Temans.....apa yang bisa kita petik dari cerita saya? apakah sudah sedemikian buruknya jiwa sosial masyarakat? sudah tidak peduli dengan kondisi orang? tidak peduli dengan peringatan di bangku itu bahwa itu bangku KHUSUS??? kemana pula empati para perempuan tadi?? tidakkah mereka berpikir bagaimana seandainya kelak saat mereka hamil dan mereka mengalami kejadian seperti saya?? Terus terang, saya tidak suka pada laki-laki yang tidak empati pada ibu hamil! tapi saya lebih tidak suka pada perempuan yang tidak empati pada penderitaan kaumnya yang sedang hamil!!
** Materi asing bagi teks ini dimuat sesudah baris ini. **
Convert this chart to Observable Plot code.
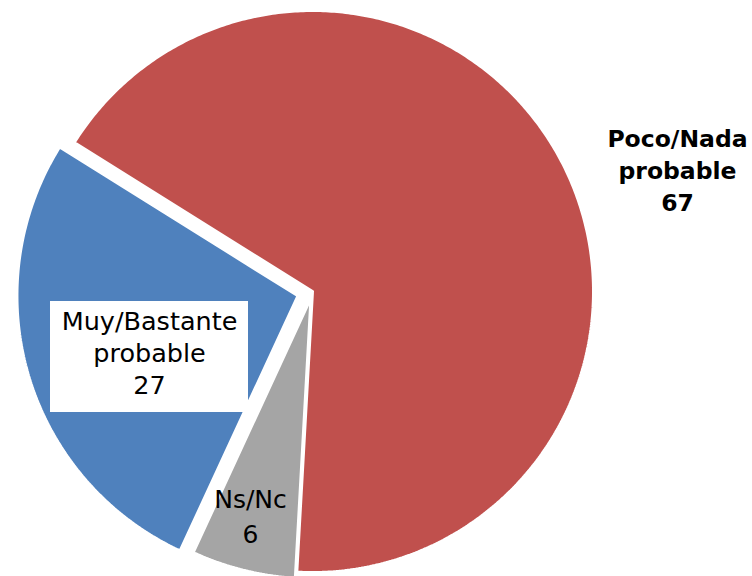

Sepanjang perjalanan tersebut, saya hanya bisa berbisik pada calon bayiku, sambil mengusap perut: "Anakku..semoga peristiwa ini menjadikanmu anak yang tabah dan sabar..dan semoga kelak Allah SWT menjadikanmu seorang wanita cantik yang berhati mulia ..Amiin".
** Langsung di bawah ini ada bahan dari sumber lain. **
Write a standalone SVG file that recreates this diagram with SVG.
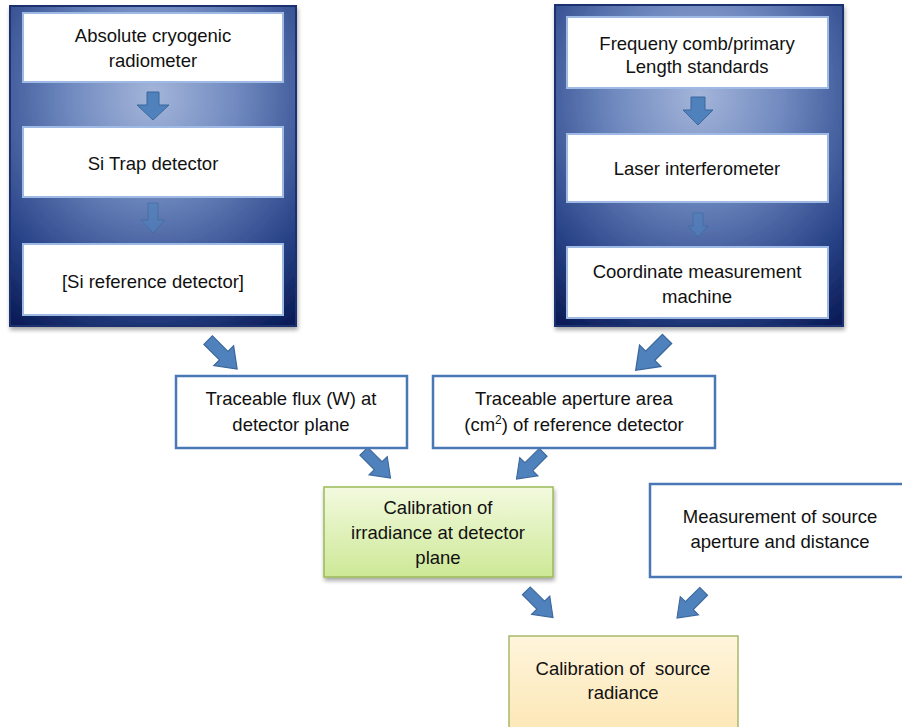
<svg xmlns="http://www.w3.org/2000/svg" width="902" height="727" viewBox="0 0 902 727">
<defs>
<radialGradient id="panelG" cx="50%" cy="28%" r="85%" fx="50%" fy="28%">
<stop offset="0" stop-color="#a4b5d9"/>
<stop offset="0.35" stop-color="#6f89bf"/>
<stop offset="0.75" stop-color="#2a4489"/>
<stop offset="1" stop-color="#0b1d58"/>
</radialGradient>
<linearGradient id="greenG" x1="0" y1="0" x2="0" y2="1">
<stop offset="0" stop-color="#f3fadf"/>
<stop offset="1" stop-color="#cde896"/>
</linearGradient>
<linearGradient id="yellowG" x1="0" y1="0" x2="0" y2="1">
<stop offset="0" stop-color="#fff5dc"/>
<stop offset="1" stop-color="#fce7b6"/>
</linearGradient>
<filter id="sh" x="-10%" y="-10%" width="130%" height="130%">
<feGaussianBlur in="SourceAlpha" stdDeviation="2"/>
<feOffset dx="1" dy="3"/>
<feComponentTransfer><feFuncA type="linear" slope="0.35"/></feComponentTransfer>
<feMerge><feMergeNode/><feMergeNode in="SourceGraphic"/></feMerge>
</filter>
<polygon id="arr" points="-6,-21 6,-21 6,1 14,1 0,20 -14,1 -6,1"/>
</defs>
<style>
.panel{fill:url(#panelG);stroke:#1b3270;stroke-width:2}
.inner{fill:#ffffff;stroke:#9db9e4;stroke-width:2}
.box{fill:#ffffff;stroke:#4a78b4;stroke-width:2.5}
.green{fill:url(#greenG);stroke:#9bbb59;stroke-width:1.5}
.yellow{fill:url(#yellowG);stroke:#a8b86a;stroke-width:1.5}
.ba{fill:#4f81bd;stroke:#3b679c;stroke-width:1.2}
.va{fill:#4f81bd;stroke:#3b679c;stroke-width:1}
text{font-family:"Liberation Sans",Arial,sans-serif;font-size:18.5px;fill:#111111;text-anchor:middle}
</style>

<g id="panel-left">
<rect class="panel" x="10" y="6" width="286" height="320" filter="url(#sh)"/>
</g>
<g id="panel-right">
<rect class="panel" x="555" y="5" width="288" height="321" filter="url(#sh)"/>
</g>

<g id="connectors">
<polygon class="va" points="147,92 159,92 159,105 169,105 153,120 137,105 147,105"/>
<polygon class="va" opacity="0.6" points="148,203 158,203 158,220 165,220 153,233 141,220 148,220"/>
<polygon class="va" points="691,97 705,97 705,110 713,110 698,125 683,110 691,110"/>
<polygon class="va" opacity="0.6" points="693,213 703,213 703,226 708,226 698,237 688,226 693,226"/>
<use href="#arr" class="ba" transform="translate(223,355) rotate(-45)"/>
<use href="#arr" class="ba" transform="translate(651,355) rotate(45) scale(1.08)"/>
<use href="#arr" class="ba" transform="translate(377.5,465) rotate(-45) scale(0.92)"/>
<use href="#arr" class="ba" transform="translate(529.5,466) rotate(45) scale(0.92)"/>
<use href="#arr" class="ba" transform="translate(540,604.5) rotate(-45) scale(0.92)"/>
<use href="#arr" class="ba" transform="translate(690,605) rotate(45) scale(0.92)"/>
</g>

<g id="acr">
<rect class="inner" x="23" y="13" width="260" height="69"/>
<text x="153" y="42">Absolute cryogenic</text>
<text x="153" y="67">radiometer</text>
</g>
<g id="trap">
<rect class="inner" x="23" y="127" width="260" height="70"/>
<text x="153" y="170">Si Trap detector</text>
</g>
<g id="siref">
<rect class="inner" x="23" y="244" width="260" height="71"/>
<text x="153" y="288">[Si reference detector]</text>
</g>

<g id="comb">
<rect class="inner" x="567" y="17" width="261" height="71"/>
<text x="697" y="50">Frequeny comb/primary</text>
<text x="697" y="73">Length standards</text>
</g>
<g id="laser">
<rect class="inner" x="567" y="134" width="261" height="68"/>
<text x="697" y="175">Laser interferometer</text>
</g>
<g id="cmm">
<rect class="inner" x="567" y="247" width="261" height="71"/>
<text x="697" y="278">Coordinate measurement</text>
<text x="697" y="303">machine</text>
</g>

<g id="flux">
<rect class="box" x="176" y="376" width="231" height="72"/>
<text x="291" y="405">Traceable flux (W) at</text>
<text x="291" y="431">detector plane</text>
</g>
<g id="aperture">
<rect class="box" x="433" y="376" width="282" height="72"/>
<text x="574" y="405">Traceable aperture area</text>
<text x="574" y="431">(cm<tspan font-size="12" dy="-7">2</tspan><tspan dy="7">) of reference detector</tspan></text>
</g>

<g id="irradiance">
<rect class="green" x="324" y="487" width="229" height="90" filter="url(#sh)"/>
<text x="438" y="514">Calibration of</text>
<text x="438" y="539">irradiance at detector</text>
<text x="438" y="564">plane</text>
</g>

<g id="measurement">
<rect class="box" x="650" y="484" width="262" height="93"/>
<text x="780" y="523">Measurement of source</text>
<text x="780" y="548">aperture and distance</text>
</g>

<g id="radiance">
<rect class="yellow" x="509" y="636" width="229" height="95"/>
<text x="623" y="675" xml:space="preserve">Calibration of  source</text>
<text x="623" y="699">radiance</text>
</g>
</svg>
merinding (meski bukan di pekuburan) dan mengerikan (meski bukan di pucuk menara), menyaksikan fenomena yang kamu ceritakan.
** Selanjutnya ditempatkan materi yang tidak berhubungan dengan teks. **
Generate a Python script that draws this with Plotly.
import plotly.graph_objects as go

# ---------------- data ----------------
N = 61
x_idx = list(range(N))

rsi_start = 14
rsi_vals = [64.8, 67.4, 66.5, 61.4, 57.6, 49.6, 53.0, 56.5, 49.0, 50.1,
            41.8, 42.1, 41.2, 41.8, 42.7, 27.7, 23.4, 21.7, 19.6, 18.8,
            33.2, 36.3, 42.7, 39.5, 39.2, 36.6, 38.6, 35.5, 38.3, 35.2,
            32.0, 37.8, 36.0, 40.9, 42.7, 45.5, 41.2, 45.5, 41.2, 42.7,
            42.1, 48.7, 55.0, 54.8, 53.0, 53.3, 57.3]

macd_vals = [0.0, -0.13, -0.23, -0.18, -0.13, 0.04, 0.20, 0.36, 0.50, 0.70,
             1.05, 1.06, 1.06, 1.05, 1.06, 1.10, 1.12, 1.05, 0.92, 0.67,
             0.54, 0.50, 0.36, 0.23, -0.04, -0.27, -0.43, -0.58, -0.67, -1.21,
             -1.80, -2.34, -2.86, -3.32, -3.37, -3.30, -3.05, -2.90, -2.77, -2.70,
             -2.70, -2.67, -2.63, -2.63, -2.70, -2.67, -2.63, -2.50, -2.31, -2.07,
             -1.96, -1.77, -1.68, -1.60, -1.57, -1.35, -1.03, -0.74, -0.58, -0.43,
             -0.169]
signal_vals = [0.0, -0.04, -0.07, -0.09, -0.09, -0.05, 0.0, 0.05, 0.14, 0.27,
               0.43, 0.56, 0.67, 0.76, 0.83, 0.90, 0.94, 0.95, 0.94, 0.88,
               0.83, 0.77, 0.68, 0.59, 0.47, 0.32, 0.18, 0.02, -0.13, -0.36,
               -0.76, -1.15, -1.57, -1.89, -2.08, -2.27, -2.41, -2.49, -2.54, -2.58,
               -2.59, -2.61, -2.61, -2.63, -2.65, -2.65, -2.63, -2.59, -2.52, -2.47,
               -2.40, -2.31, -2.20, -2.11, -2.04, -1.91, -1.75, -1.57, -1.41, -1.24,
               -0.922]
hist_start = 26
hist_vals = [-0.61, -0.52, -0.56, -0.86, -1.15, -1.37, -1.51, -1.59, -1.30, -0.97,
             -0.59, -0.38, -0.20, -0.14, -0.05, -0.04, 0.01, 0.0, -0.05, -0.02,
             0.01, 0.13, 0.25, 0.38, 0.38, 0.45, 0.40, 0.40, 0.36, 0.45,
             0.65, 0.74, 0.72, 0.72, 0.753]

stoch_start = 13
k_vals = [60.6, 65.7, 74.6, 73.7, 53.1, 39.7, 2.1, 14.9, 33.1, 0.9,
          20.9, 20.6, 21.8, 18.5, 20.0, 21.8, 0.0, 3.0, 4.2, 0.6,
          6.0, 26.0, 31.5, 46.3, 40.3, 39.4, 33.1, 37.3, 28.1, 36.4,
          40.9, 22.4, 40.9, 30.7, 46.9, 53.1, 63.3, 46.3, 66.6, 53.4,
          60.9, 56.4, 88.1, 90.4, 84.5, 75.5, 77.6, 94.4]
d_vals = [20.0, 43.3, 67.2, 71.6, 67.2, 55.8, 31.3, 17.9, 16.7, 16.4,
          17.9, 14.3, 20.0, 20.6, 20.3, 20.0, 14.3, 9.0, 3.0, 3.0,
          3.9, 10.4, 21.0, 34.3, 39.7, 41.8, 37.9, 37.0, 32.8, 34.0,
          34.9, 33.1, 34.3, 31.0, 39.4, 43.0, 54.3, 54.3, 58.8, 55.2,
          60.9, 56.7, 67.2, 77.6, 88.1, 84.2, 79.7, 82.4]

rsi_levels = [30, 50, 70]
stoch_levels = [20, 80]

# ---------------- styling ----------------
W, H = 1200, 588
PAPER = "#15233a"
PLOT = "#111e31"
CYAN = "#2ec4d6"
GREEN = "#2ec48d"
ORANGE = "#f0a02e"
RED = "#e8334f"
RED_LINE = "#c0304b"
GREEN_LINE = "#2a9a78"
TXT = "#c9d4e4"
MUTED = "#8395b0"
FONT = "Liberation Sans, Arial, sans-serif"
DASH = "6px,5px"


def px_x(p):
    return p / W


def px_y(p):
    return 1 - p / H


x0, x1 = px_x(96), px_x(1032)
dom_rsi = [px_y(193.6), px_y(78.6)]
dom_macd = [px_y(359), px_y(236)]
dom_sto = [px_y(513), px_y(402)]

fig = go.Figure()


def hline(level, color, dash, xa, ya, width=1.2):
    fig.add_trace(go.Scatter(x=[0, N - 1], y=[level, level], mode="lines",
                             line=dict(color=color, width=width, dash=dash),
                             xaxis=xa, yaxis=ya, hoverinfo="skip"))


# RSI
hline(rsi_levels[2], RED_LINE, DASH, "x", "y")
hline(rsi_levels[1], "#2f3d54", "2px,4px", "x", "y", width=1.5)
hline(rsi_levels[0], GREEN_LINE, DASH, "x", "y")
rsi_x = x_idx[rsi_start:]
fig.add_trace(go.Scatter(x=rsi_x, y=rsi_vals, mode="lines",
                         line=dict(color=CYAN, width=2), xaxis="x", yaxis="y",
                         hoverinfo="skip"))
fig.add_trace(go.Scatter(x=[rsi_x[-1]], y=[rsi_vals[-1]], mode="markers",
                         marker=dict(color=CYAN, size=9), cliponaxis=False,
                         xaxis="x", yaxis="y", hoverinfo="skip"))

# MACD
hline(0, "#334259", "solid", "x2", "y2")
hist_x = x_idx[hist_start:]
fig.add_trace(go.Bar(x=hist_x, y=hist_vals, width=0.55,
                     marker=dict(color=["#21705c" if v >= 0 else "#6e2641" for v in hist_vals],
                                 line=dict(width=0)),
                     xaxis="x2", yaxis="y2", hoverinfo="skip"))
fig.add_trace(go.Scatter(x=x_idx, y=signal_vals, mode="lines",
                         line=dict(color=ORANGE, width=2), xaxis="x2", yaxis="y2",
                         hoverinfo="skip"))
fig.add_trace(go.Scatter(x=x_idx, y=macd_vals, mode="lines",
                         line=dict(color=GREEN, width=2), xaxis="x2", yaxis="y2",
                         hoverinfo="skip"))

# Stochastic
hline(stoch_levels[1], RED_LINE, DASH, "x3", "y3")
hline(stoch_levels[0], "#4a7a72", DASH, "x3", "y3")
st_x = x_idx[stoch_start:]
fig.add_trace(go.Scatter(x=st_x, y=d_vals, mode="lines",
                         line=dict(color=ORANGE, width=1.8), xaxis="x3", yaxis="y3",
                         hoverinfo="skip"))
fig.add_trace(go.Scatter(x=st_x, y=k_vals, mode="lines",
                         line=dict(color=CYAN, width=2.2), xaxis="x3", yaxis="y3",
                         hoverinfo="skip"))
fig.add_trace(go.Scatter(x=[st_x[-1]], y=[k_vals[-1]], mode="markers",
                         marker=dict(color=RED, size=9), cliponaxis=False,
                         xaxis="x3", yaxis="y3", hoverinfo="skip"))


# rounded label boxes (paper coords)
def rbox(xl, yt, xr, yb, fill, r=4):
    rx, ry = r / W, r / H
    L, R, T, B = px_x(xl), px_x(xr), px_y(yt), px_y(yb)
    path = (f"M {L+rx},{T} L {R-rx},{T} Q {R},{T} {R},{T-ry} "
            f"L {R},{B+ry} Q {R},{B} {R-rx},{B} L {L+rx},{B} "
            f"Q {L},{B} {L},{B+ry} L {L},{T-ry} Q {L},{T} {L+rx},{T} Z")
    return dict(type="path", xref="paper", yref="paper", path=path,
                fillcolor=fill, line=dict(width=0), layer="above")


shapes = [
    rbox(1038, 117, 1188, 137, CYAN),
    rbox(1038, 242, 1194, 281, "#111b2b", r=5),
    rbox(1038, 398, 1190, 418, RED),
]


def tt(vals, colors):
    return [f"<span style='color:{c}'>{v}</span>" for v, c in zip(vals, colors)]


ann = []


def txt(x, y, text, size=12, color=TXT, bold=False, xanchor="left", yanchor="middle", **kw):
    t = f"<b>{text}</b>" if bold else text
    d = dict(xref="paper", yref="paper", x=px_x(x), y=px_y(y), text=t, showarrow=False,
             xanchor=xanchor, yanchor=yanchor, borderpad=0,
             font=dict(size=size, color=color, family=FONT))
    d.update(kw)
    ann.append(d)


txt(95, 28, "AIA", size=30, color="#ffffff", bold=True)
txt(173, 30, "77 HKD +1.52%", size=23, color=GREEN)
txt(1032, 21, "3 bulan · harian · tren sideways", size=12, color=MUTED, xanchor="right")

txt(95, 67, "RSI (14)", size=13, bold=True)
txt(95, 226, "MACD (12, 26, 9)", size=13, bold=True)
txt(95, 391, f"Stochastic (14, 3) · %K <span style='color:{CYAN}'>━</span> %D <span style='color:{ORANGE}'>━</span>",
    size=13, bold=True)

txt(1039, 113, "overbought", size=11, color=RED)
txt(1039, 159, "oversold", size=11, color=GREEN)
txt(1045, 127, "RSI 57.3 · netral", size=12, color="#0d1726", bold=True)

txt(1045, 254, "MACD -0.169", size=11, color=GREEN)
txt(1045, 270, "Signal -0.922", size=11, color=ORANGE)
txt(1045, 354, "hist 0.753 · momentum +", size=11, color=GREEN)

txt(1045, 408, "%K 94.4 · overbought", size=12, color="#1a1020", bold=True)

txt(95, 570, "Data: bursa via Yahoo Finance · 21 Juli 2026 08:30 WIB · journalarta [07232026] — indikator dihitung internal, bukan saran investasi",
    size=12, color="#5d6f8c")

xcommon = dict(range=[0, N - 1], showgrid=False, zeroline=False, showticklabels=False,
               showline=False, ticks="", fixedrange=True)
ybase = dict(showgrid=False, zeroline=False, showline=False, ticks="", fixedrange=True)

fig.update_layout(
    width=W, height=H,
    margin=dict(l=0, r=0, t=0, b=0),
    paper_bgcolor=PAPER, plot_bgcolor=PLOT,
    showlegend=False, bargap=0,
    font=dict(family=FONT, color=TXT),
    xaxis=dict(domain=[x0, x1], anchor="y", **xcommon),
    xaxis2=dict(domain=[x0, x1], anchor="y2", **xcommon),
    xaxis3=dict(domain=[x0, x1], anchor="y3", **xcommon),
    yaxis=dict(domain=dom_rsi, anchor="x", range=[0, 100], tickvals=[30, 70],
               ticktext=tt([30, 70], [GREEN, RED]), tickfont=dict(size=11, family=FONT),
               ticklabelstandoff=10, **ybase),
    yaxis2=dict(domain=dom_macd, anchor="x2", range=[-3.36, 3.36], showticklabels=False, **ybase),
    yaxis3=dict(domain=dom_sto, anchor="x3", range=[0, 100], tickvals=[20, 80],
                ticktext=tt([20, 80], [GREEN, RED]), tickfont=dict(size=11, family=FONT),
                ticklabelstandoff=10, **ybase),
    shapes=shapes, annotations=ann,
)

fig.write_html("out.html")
ReplyDeleteada penghayatan yang mungkin tak terfikirkan oleh sebagian kalangan.
sedemikian kosmopolitan warga kota saat ini,
sampai-sampai solidaritas pun tergerus karenanya.
tak hanya di kota besar Pop, di desaku sekarang ini keadaan pun relatif hampir sama.
apapun, itu telah menjadi ekses perkembangan budaya yang mengalir.
tak terjangkau bagi kita untuk mengendalikan.
yang terpenting, ini refleksi buatku.
aku sangat tidak terima temanku diperlakukan sedemikian itu. aku juga bayangkan kalo itu menimpa saudaraku, istriku, anakku, atau ibuku.
artinya, aku, kalopun menjadi bagian dari mereka itu, adalah hakmu sebagai temanku untuk mengingatkanku.